That's awesome on the bass. I tried Coe yesterday for a bit and had no luck. What were they hitting on?


----------



## Zach Hernandez (Jul 10, 2015)

Got two small bass on flukes at Coe yesterday, and also lost one that wrapped me on a bush . Coe has been fun when the rivers are all blown out.


----------



## CaptainFishpond (Nov 28, 2016)

Anyone pull anything out of Beyers Pond?


----------



## sliver138 (Jan 16, 2009)

I've been getting them on drop shots with a zoom z drop purple and watermelon and the same z drop on a shakeyhead. I stopped at beyers the other day. I didn't fish but saw a lot of fish sitting on the edge of the weeds. Lilly's aren't popping up yet.


----------



## CaptainFishpond (Nov 28, 2016)

Can't wait to throw a frog at Beyers! 

That was my favorite place to fish, catch snakes and whatnot as a kid. Lake seemed humongus to me when I was a yougin.


----------



## Frankie G (Aug 18, 2014)

CaptainFishpond said:


> Can't wait to throw a frog at Beyers!
> 
> That was my favorite place to fish, catch snakes and whatnot as a kid. Lake seemed humongus to me when I was a yougin.


Beyer's Pond used to be fantastic for bass and huge catfish. Bad fish kill a couple of years ago and I think it will be a while before it bounces back. That spring the wife and I walked back there and only about a third of the lake had thawed. We counted over 100 dead catfish, bass, and gills. Some of those bass and cats were very large.


----------



## CaptainFishpond (Nov 28, 2016)

Frankie G said:


> Beyer's Pond used to be fantastic for bass and huge catfish. Bad fish kill a couple of years ago and I think it will be a while before it bounces back. That spring the wife and I walked back there and only about a third of the lake had thawed. We counted over 100 dead catfish, bass, and gills. Some of those bass and cats were very large.

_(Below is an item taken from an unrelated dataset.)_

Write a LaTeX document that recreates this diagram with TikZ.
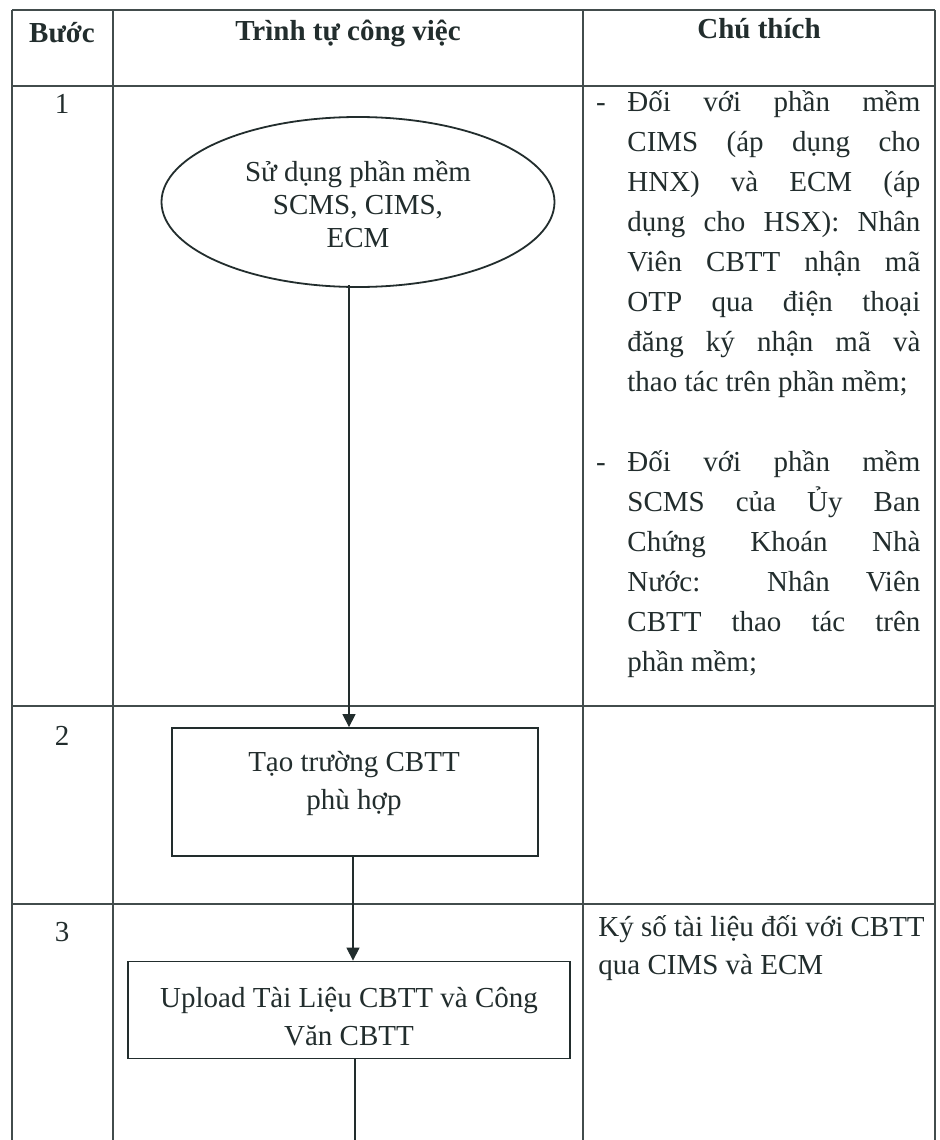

That's horrible. What happened? Lack of oxygen?


----------



## Frankie G (Aug 18, 2014)

Yes. It was a long and super cold winter. I remember ice fishing that year on Wallace and having to drill through 20 inches of ice in March.


----------



## PatrickS (May 14, 2014)

This Blue was found during sampling a few years back...


----------



## Frankie G (Aug 18, 2014)

PatrickS said:


> View attachment 236736
> This Blue was found during sampling a few years back...


I know that spot. I hooked in to something around that area while fishing from my kayak that pulled me from there all of the way to the lifeguard station before it broke off!!


----------



## sliver138 (Jan 16, 2009)

Took the kayak to Wallace last night. Caught 13 bass and a few gill. Biggest was 1.5lbs. Mainly dinks but it was fun.


----------



## tom Carroll (Dec 8, 2016)

wayout440 said:


> Another 45 minutes after work and not a single bite on pink worms. I'm about done here. THERE ARE NO FISH IN WALLACE....or they don't go for pink worms.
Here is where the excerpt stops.